Part of the golden-anniversary celebration of Wright’s Fifth Avenue nautilus, “The Sweeney Decade: Acquisitions at the 1959 Inaugural,” throws a spotlight on the Guggenheim’s fabled second director, James Johnson Sweeney, who helmed the Gugg during the critical years between 1952 and 1960, when Wright’s edifice was being completed. De Kooning is on tap, as is Jackson Pollock, but the exhibition also includes less familiar names, among them Alberto Burri, Eduardo Chillida and Takeo Yamaguchi. A fascinating peek into the midcentury curatorial mind-set, “The Sweeney Decade” features only one woman artist, which shouldn’t surprise anyone who’s watched Mad Men. But given the cultural dominance of the United States at the time, the net that Sweeney cast for artists from Europe and Japan seems a bit unorthodox, despite the institution’s traditionally international outlook. And regardless, the work of the foreign artists here clearly reflected the prevailing trope of the time: American Abstract Expression. Nonetheless, Sweeney’s choices foreshadowed the worldwide scope of the current art scene, impoverished though it may be compared with the very recent past.
One big difference, however, was that today’s unholy alliance of global capital and poststudio practice simply didn’t exist back in 1959. Duchamp had yet to achieve the influence he would subsequently enjoy, and his readymade strategy was still considered a Dadaist joke—not the formula for big money to create big installations for big, heavily attended exhibitions and fairs. In contrast, the works in this show were made without the expectation of a huge audience. Quite the contrary, in fact, as the idea of the avant-garde was still very much in vogue. Art was a priestly calling, though in retrospect, the heated arguments that once surrounded the various orders represented in “The Sweeney Decade”—in addition to AbEx, the lesser-known Tachism, Art Informel and CoBrA movements from Europe—don’t matter much anymore. Indeed, for all the ferocity of intent that presumably went into fashioning these objects individually, their effect when taken together is rather quite soothing.

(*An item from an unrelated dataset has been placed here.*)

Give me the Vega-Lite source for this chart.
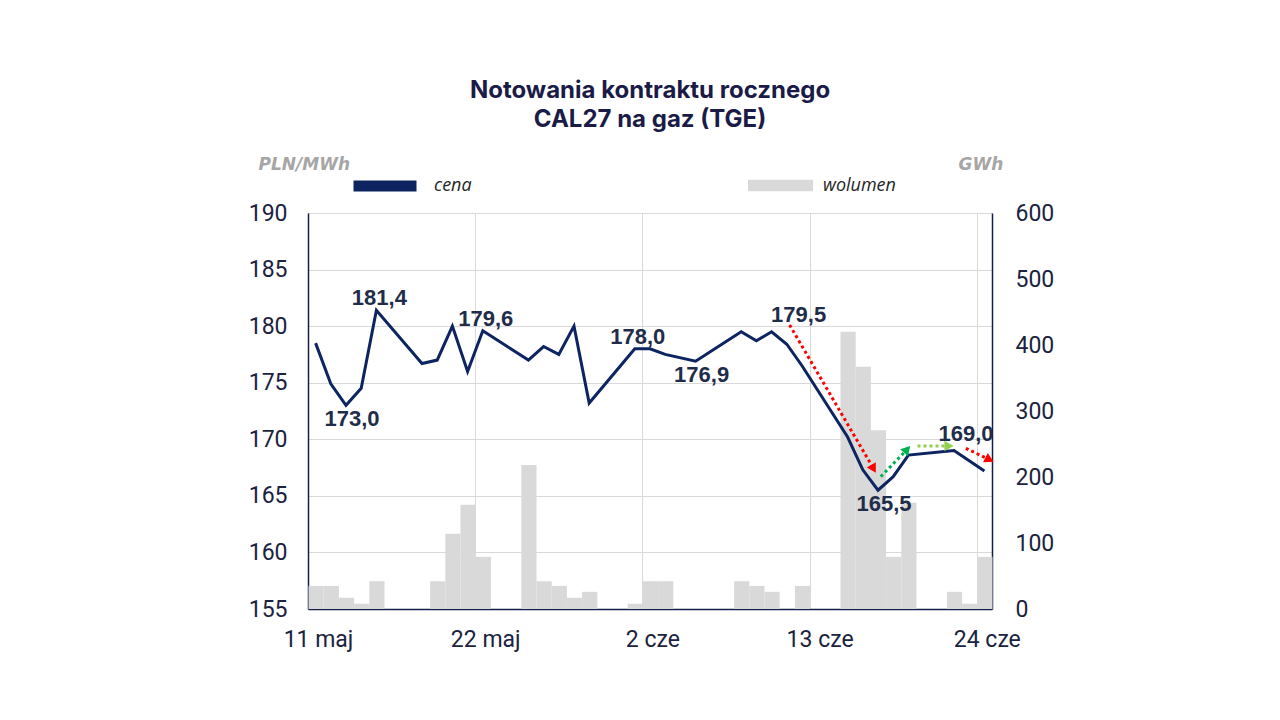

William Baziotes’s Dusk (1958), for instance, renders its crepuscular theme as ectoplasmic shapes trapped in the amber of a smooth, tightly modulated surface, the sort of treatment you might associate with realism. Jean-Paul Riopelle’s Blue Night (1953) features a patterned mosaic of short, choppy strokes in primary and secondary colors, a kind of stained-glass window for the church of painting. The attenuated marks in Maria Helena Vieira Da Silva’s Aix-En-Provence (1958) suggest a Cézanne caught in a transporter beam. Pollock is represented not by one of his drip paintings, but by Ocean Grayness (1953), a relatively late canvas in which seemingly representational elements—eyes in this case—play peekaboo with the viewer from within a deep painterly murk.
Ironically, Sweeney never cared much for Wright’s creation; he felt that the design upstaged the art, and he was absolutely correct about that. But judging from this show, he knew what looked good in the place—something that hasn’t always been true of his successors.